Edito – Mars 2021 – Numéro 31 Mars Ça y est, on y est. Mars… Alors que la communauté poète s’était entêtée à adorer d’autres planètes aux noms moins guerriers, que nos yeux, tournés vers le ciel se plaisaient à en rêver d’autres aux couleurs plus enchantées, c’est bel et bien sur Mars que nous avons décidé de nous poser. Pauvres poètes abandonnés et poétesses endiablées, qui se retrouvent à devoir créer des vers sur Terre, alors que l’Humanité a le dos tourné…
La Lune, déjà, ne faisait plus autant fantasmer. Il y a longtemps maintenant que nous l’avions foulée. À peine le pas de l’Homme imprimé dans sa terre blanche pâle, un bond de géant a été fait pour aller chercher le rouge orangé du sable. Cyrano s’est trompé, ce n’est pas de la Lune qu’il était tombé mais peut-être des dunes que l’on vient de trouver. Aride et chaude, la larme qu’il laisse s’échapper, se confiant à Lebret, avait donc un goût de sel mais pas celui dont on se sert, celui dont on crève.
Franchement, n’y avait-il pas mieux à voir avant ? Même Mercure aurait été plus accueillante ! Venus, Saturne, Uranus, Neptune et Jupiter… tout est à refaire. Pluton, le chat noir d’Edgar Poe aurait donc dû s’appeler Mars et, au lieu de lui arracher un œil, c’est le chat qui aurait éventré son maître avant d’entamer sa domination de la planète. Les loups ne hurleraient plus à la Lune mais à Saturne, déstabilisant au passage tous les animaux nocturnes. Les cycles des marées seraient calqués sur Neptune et le Mont St Michel sauvé… pour un temps seulement avant que Jupiter ne vienne le foudroyer. Et en un éclair le voici englouti par les airs, vents fort venus de Vénus. Et je ne parlerai pas d’Uranus…
Pendant ce temps, la Terre qui nous tolère depuis longtemps continue de se lamenter. Elle a compris notre misère et ne cesse de s’entêter à ressembler à cette planète si mortifère. « Mars est rouge ? Je serai sang ! » « Mars est loin ? Et bien, je ne serai plus là demain ! ». Elle boude et on la comprend. Celle qui nous porte et nous supporte encore n’accepte pas que nous puissions rêver de nous installer ailleurs. Ingrats que nous sommes.
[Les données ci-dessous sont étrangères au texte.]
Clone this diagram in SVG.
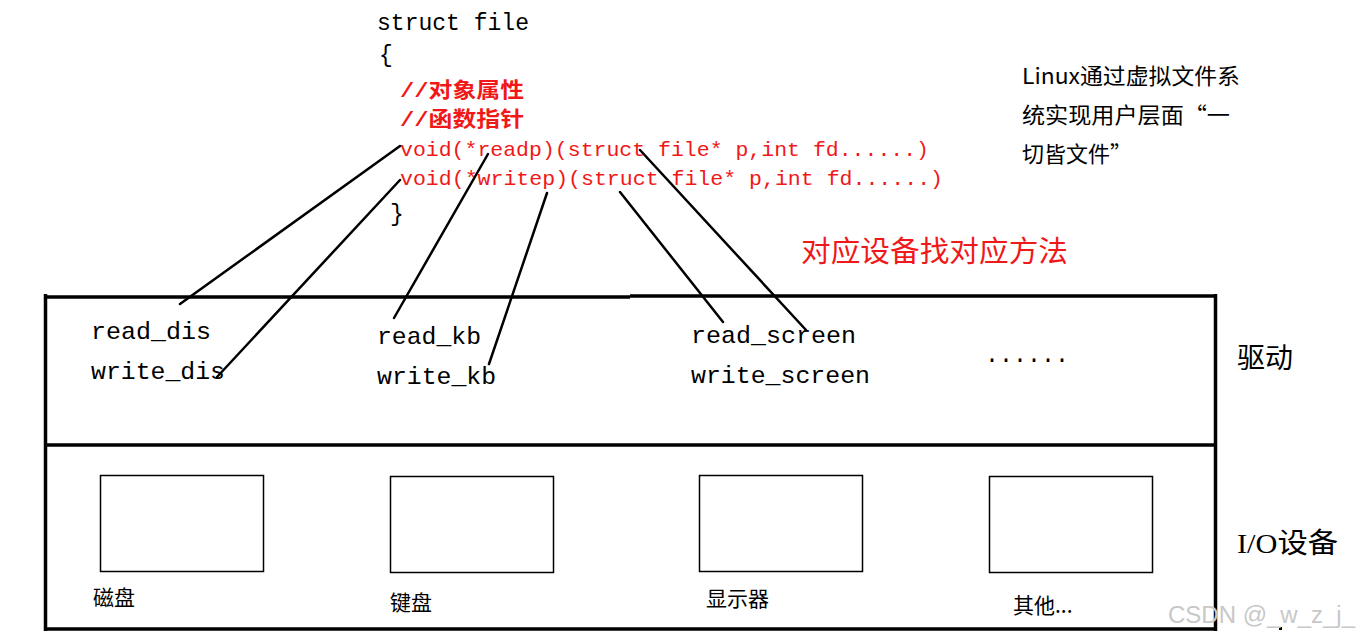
<svg xmlns="http://www.w3.org/2000/svg" width="1361" height="638" viewBox="0 0 1361 638">
<style>
.code{font-family:"Liberation Mono","Noto Sans CJK SC",monospace;font-size:23px;fill:#000}
.red{fill:#f01818;font-size:21px}
.bold{font-weight:bold}
.fn{font-family:"Liberation Mono","Noto Sans CJK SC",monospace;font-size:24px;fill:#000}
.cn{font-family:"Noto Sans CJK SC",sans-serif;font-size:21px;fill:#000}
.side{font-family:"Liberation Serif","Noto Sans CJK SC",serif;font-size:28px;fill:#000}
.note{font-family:"Noto Sans CJK SC",sans-serif;font-size:22px;fill:#000}
.frame{stroke:#000;stroke-width:3.5;fill:none}
.dev{stroke:#000;stroke-width:1.5;fill:#fff}
.conn{stroke:#000;stroke-width:2.5;fill:none;stroke-linecap:round}
</style>
<rect width="1361" height="638" fill="#fff"/>
<g id="struct-file">
<text class="code" x="377" y="30" textLength="152" lengthAdjust="spacingAndGlyphs">struct file</text>
<text class="code" x="379" y="62">{</text>
<text class="code red bold" x="400" y="97" textLength="124" lengthAdjust="spacingAndGlyphs">//对象属性</text>
<text class="code red bold" x="400" y="126" textLength="124" lengthAdjust="spacingAndGlyphs">//函数指针</text>
<text class="code red" x="400" y="156" textLength="529" lengthAdjust="spacingAndGlyphs">void(*readp)(struct file* p,int fd......)</text>
<text class="code red" x="400" y="185" textLength="543" lengthAdjust="spacingAndGlyphs">void(*writep)(struct file* p,int fd......)</text>
<text class="code" x="390" y="221">}</text>
</g>
<g id="note">
<text class="note" x="1022" y="84" textLength="218" lengthAdjust="spacingAndGlyphs">Linux通过虚拟文件系</text>
<text class="note" x="1022" y="123" textLength="208" lengthAdjust="spacingAndGlyphs">统实现用户层面“一</text>
<text class="note" x="1022" y="162">切皆文件”</text>
</g>
<g id="caption">
<text x="801" y="262" font-family="Noto Sans CJK SC, sans-serif" font-size="29" fill="#f01818" textLength="267" lengthAdjust="spacingAndGlyphs">对应设备找对应方法</text>
</g>
<g id="driver-layer">
<path class="frame" d="M45 297 H630 M630 296 H1216 M45.5 294 V631 M1215.5 294 V631 M45 445 H1217 M45 629 H1217"/>
<text class="fn" x="91" y="339" textLength="120" lengthAdjust="spacingAndGlyphs">read_dis</text>
<text class="fn" x="91" y="379" textLength="134" lengthAdjust="spacingAndGlyphs">write_dis</text>
<text class="fn" x="377" y="344" textLength="104" lengthAdjust="spacingAndGlyphs">read_kb</text>
<text class="fn" x="377" y="384" textLength="119" lengthAdjust="spacingAndGlyphs">write_kb</text>
<text class="fn" x="691" y="343" textLength="165" lengthAdjust="spacingAndGlyphs">read_screen</text>
<text class="fn" x="691" y="383" textLength="179" lengthAdjust="spacingAndGlyphs">write_screen</text>
<text class="fn" x="985" y="362" textLength="84" lengthAdjust="spacingAndGlyphs">......</text>
<text class="side" x="1237" y="368">驱动</text>
</g>
<g id="io-layer">
<text class="side" x="1237" y="553" textLength="101" lengthAdjust="spacingAndGlyphs">I/O设备</text>
</g>
<g id="disk">
<rect class="dev" x="100.5" y="475.5" width="163" height="96"/>
<text class="cn" x="93" y="605">磁盘</text>
</g>
<g id="keyboard">
<rect class="dev" x="390.5" y="476.5" width="163" height="96"/>
<text class="cn" x="390" y="610">键盘</text>
</g>
<g id="screen">
<rect class="dev" x="699.5" y="475.5" width="163" height="96"/>
<text class="cn" x="706" y="606">显示器</text>
</g>
<g id="other">
<rect class="dev" x="989.5" y="476.5" width="163" height="96"/>
<text class="cn" x="1013" y="613">其他...</text>
</g>
<g id="connectors">
<line class="conn" x1="400" y1="146" x2="180" y2="304"/>
<line class="conn" x1="400" y1="180" x2="217" y2="377"/>
<line class="conn" x1="488" y1="154" x2="394" y2="318"/>
<line class="conn" x1="547" y1="193" x2="489" y2="364"/>
<line class="conn" x1="620" y1="192" x2="723" y2="322"/>
<line class="conn" x1="640" y1="150" x2="806" y2="330"/>
</g>
<rect x="1279" y="627" width="3" height="3" fill="#000"/>
<text x="1168" y="623" font-family="Liberation Sans, sans-serif" font-size="23" fill="#c8c8c8" textLength="187" lengthAdjust="spacingAndGlyphs">CSDN @_w_z_j_</text>
</svg>
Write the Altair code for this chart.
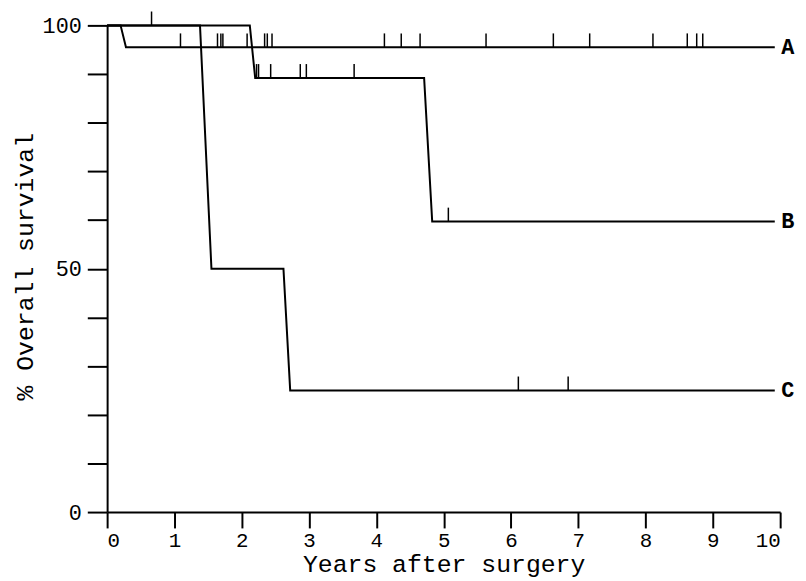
import altair as alt
import pandas as pd

# Kaplan-Meier curves (years, % survival); drops are slightly slanted in the source
A_t = [0, 0.20, 0.28, 9.92]
A_s = [100, 100, 95.5, 95.5]
B_t = [0, 2.12, 2.20, 4.71, 4.83, 9.92]
B_s = [100, 100, 89.2, 89.2, 59.7, 59.7]
C_t = [0, 1.38, 1.55, 2.62, 2.72, 9.92]
C_s = [100, 100, 50, 50, 25, 25]

# censored observations (years, level)
A_cens_t = [1.09, 1.64, 1.69, 1.72, 2.08, 2.34, 2.38, 2.45, 4.12, 4.37, 4.65,
            5.63, 6.63, 7.17, 8.11, 8.62, 8.76, 8.85]
A_cens_s = [95.5] * len(A_cens_t)
B_cens_t = [0.66, 2.22, 2.25, 2.43, 2.87, 2.96, 3.67, 5.07]
B_cens_s = [100, 89.2, 89.2, 89.2, 89.2, 89.2, 89.2, 59.7]
C_cens_t = [6.11, 6.85]
C_cens_s = [25, 25]

groups = ["A", "B", "C"]
x_ticks = list(range(0, 11))
y_ticks = list(range(0, 101, 10))

FONT = "Liberation Mono"

curves = pd.concat([
    pd.DataFrame({"group": g, "order": range(len(t)), "t": t, "s": s})
    for g, t, s in [("A", A_t, A_s), ("B", B_t, B_s), ("C", C_t, C_s)]
])
cens = pd.concat([
    pd.DataFrame({"group": g, "t": t, "s": s})
    for g, t, s in [("A", A_cens_t, A_cens_s), ("B", B_cens_t, B_cens_s),
                    ("C", C_cens_t, C_cens_s)]
])
labels = pd.DataFrame({"group": groups, "t": [10, 10, 10],
                       "s": [A_s[-1], B_s[-1], C_s[-1]]})

xscale = alt.Scale(domain=[0, 10], nice=False, zero=False)
yscale = alt.Scale(domain=[0, 100], nice=False)

xaxis = alt.Axis(values=x_ticks, format="d", labelOverlap=False,
                 title="Years after surgery", tickSize=16,
                 labelPadding=2, titleY=52, titleBaseline="middle",
                 titleFontWeight="normal", titleFontSize=25, labelFontSize=21,
                 labelFont=FONT, titleFont=FONT, grid=False)
yaxis = alt.Axis(values=y_ticks, format="d", labelOverlap=False,
                 title="% Overall survival", tickSize=20,
                 labelPadding=6,
                 labelExpr="datum.value % 50 == 0 ? datum.label : ''",
                 titleX=-83, titleY=243, titleAlign="center", titleBaseline="middle",
                 titleFontWeight="normal", titleFontSize=25, labelFontSize=22,
                 labelFont=FONT, titleFont=FONT, grid=False)

lines = alt.Chart(curves).mark_line(color="black", strokeWidth=2).encode(
    x=alt.X("t:Q", scale=xscale, axis=xaxis),
    y=alt.Y("s:Q", scale=yscale, axis=yaxis),
    detail="group:N",
    order="order:Q",
)

ticks = alt.Chart(cens).mark_rule(color="black", strokeWidth=1.5, y2Offset=-14).encode(
    x="t:Q",
    y="s:Q",
    y2="s:Q",
)

text = alt.Chart(labels).mark_text(align="left", baseline="middle", dx=1,
                                   font=FONT, fontSize=22, fontWeight="bold",
                                   color="black").encode(
    x="t:Q", y="s:Q", text="group:N")

chart = alt.layer(lines, ticks, text).properties(
    width=679, height=491,
    autosize=alt.AutoSizeParams(type="none"),
    padding={"left": 100, "top": 15, "right": 18, "bottom": 67},
).configure_view(stroke=None).configure_axis(
    domainColor="black", tickColor="black", labelColor="black",
    titleColor="black", domainWidth=2, tickWidth=2,
)

chart.save("out.html", embed_options={"renderer": "svg", "actions": False})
Elle va pourtant devoir se faire une raison. Puisqu’elle ne veut pas se débarrasser toute seule de sa pollution, nous avons dû trouver une solution à une situation qui n’était pas encore un problème.
C’est alors que l’espoir est apparu. On n’avait pourtant rien demandé mais des gens se sont mis à espérer jusqu’à persévérer pour percer vers elle : la planète Mars, si éloignée. Inhabitable, incultivable et impraticable. Quelle bonne idée ! La Terre est une poubelle, honte sur elle ! Hâtons nous de la vider de toute substance qu’elle serve au moins à nous sauver.
Mais c’était sans compter sur le Chat Noir qui lui ne se tournerait jamais vers une autre que la Lune. Celle qu’il a toujours aimée et qui le fera toujours miauler jusqu’à l’aube. Car il y en a un qui ne s’arrêtera jamais de lui courir après et de la chasser, espérant un jour lui ressembler, usé de brûler et voulant plus que tout lui ressembler, le Soleil qui ne rêve que d’une chose : devenir cet astre que tout le monde envie et qui a seul le droit d’illuminer nos nuits.